Durante milenios la marcha a pie fue el medio de locomoción normal del hombre; el caballo y los carruajes eran lujos de minoría. Hacia 1760 la difusión de un sistema de diligencias públicas y la consecuente y necesaria construcción de puentes y caminos colocaron al peatón en el lugar del más desposeído, incapaz de conocer la amplitud del mundo. Las diligencias implicaron un cambio extraordinario en la aceleración del transporte terrestre y en la facilitación del viaje de las nacientes clases medias. Lo que antes se hacía en semanas y meses, con las diligencias se recorría en días y horas. En esos "coches voladores", como se las llamaba en Francia -no olvide el lector que diligente es sinónimo de rápido y eficaz- se pagaba una tarifa común a todos sus pasajeros, incluyendo el correo, con horarios preestablecidos y postas regulares para la renovación de las caballadas.
En 1788, un año antes de la toma de la Bastilla, el cronista y dramaturgo revolucionario Louis Sebastian Mercier observaba esta condición del nuevo viajero: "¡Con las diligencias ahora se viaja sin necesidad, sin negocios, por el más ligero pretexto..!" Seguidor de Rousseau, para él sólo el caminante tiene libertad y contacto vital con la naturaleza. Pero el madrileño Mariano José de Larra, el gran periodista de opinión, escribió en 1835, cuando aún el ferrocarril no estaba inventado, que el progreso más importante de su tiempo había sido la facilitación de las comunicaciones entre los pueblos. "Los tiranos, generalmente cortos de vista, no han considerado en las diligencias más que un medio para transportar paquetes y personas de un pueblo a otro. No se dan cuenta de que las ideas se agarran como el polvo a los paquetes y viajan también en diligencia... Sin diligencias y sin navíos, la libertad estaría todavía encerrada en los Estados Unidos. Las diligencias y la rapidez de las comunicaciones que éstas produjeron han sido el vínculo que ha reunido a los hombres de todos los países". (2)

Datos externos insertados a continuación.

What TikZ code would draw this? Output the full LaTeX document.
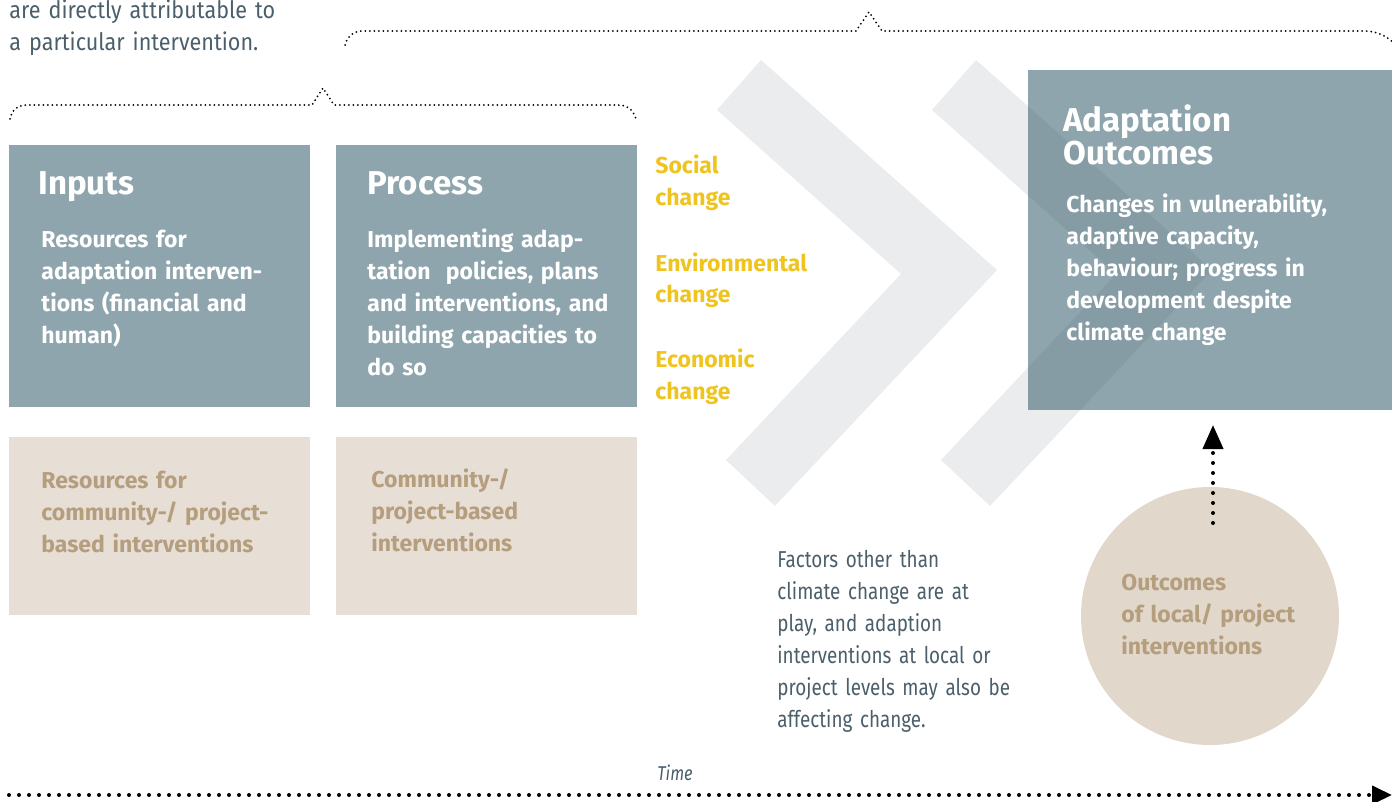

La diligencia duró poco como campeona de la velocidad, y otras revoluciones de la tecnología en el transporte colectivo la reemplazaron simultánea o sucesivamente por el ferrocarril, el autobús, el avión y la informática, etc. Cada tiempo ve la revolución en lo que le resulta nuevo, pero lo nuevo dura poco. Las revoluciones tienen el capricho de la premura y la desilusión de su inconstancia. Por definición, nada hay más relativo ni menos perdurable que el cambio.
Lo duradero, casi perenne, es el drama que genera inevitablemente la aceleración del movimiento, de todo movimiento, de cualquier movimiento. El movimiento de las personas y las sociedades, el punto desde donde vienen y el lugar donde van, los interrogantes de su historia cambiante, de su desplazamiento y destino: he ahí, quizá, el secreto hechizo que todavía y siempre nos conmueve en las diligencias.

(1) "La Diligencia" (1938), filme norteamericano dirigido por John Ford, por el que ganó el Oscar al mejor director del año, basado en un cuento breve de Ernest Haycox e inspirado en el relato "Bola de Sebo" de Guy de Maupassant.

(2) Mariano José de Larra: "La Diligencia", publicado en "La Revista Española", Madrid, el 6 de julio de 1835.